Here’s what I recommend: build a network of 3-4 proven UGC creators per LATAM country. brief them on your brand values and campaign objectives, and trust them to create content that feels authentic to their market. They’ll know instinctively what works and what doesn’t.
Creators from the market will make adaptation decisions that outsiders can’t. They understand dialect nuances, cultural references, aspirational messaging—all the stuff that makes content feel real versus manufactured.
I’ve facilitated partnerships where US brands sent adapted UGC to regional creators, and the feedback is usually: “This doesn’t quite fit. Let me film something that does.” Then the new version outperforms the adapted version by significant margins.
I’d honestly recommend: invest in relationships with 2-3 key creators per country. Give them autonomy on content creation (within brand guidelines), and let them be your cultural advisors. That’s way more effective than trying to adapt content from headquarters.
We’ve been experimenting with both approaches, and I can tell you from direct experience: localized original UGC is worth the investment, but adapted content has its place.
For product categories where the product itself is the story (tech, if you’re in my space), adaptation works. People want to understand features and benefits. A US creator explaining how a product works can be adapted to Brazil without much loss.

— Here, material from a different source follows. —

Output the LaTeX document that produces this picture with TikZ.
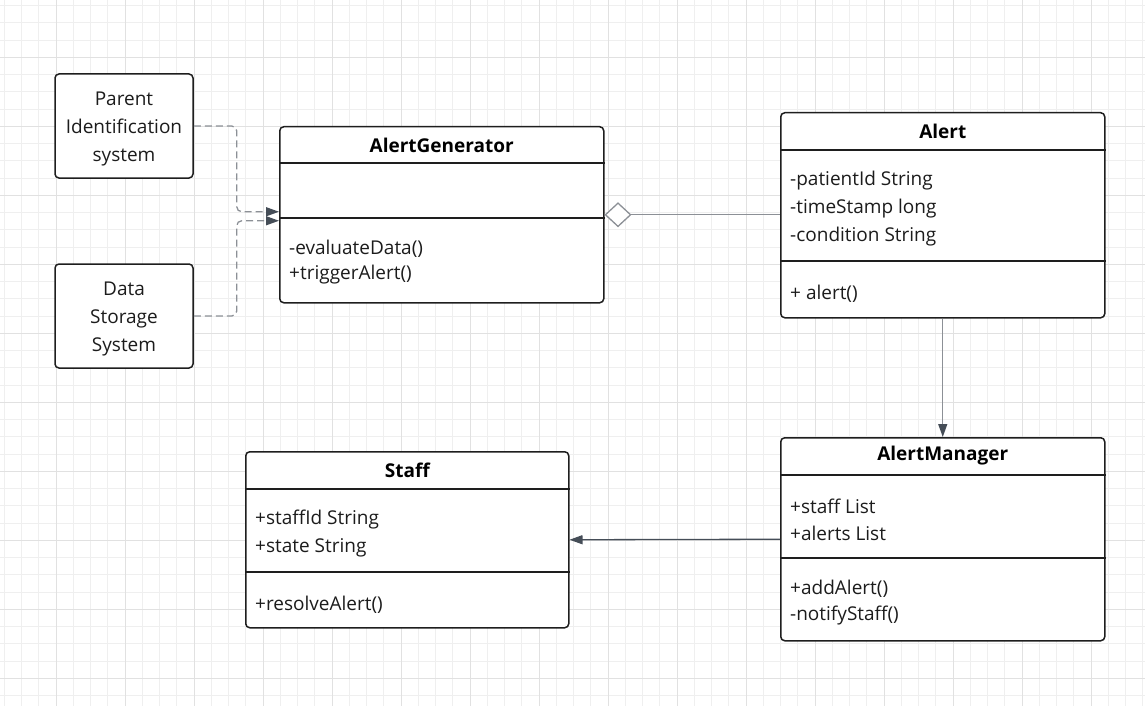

For lifestyle/emotional content, you absolutely need local creation. We tried adapting a lifestyle campaign from the US to Brazil, and it fell flat. Brazilians wanted rawer, more relatable content. We reshot it with local creators, and engagement tripled.
My current strategy: outsource the cultural adaptation decision to local creators. Don’t ask them to adapt US content. Instead, share your product and brief them on the core message. Let them create what feels authentic. Then use both the adapted stuff (if they choose to) and the original content in a mix.
What I’ve learned: Brazilians and Mexicans notice immediately when content isn’t from their market. They can tell if it’s been adapted. And they trust local creators more. So lean into that.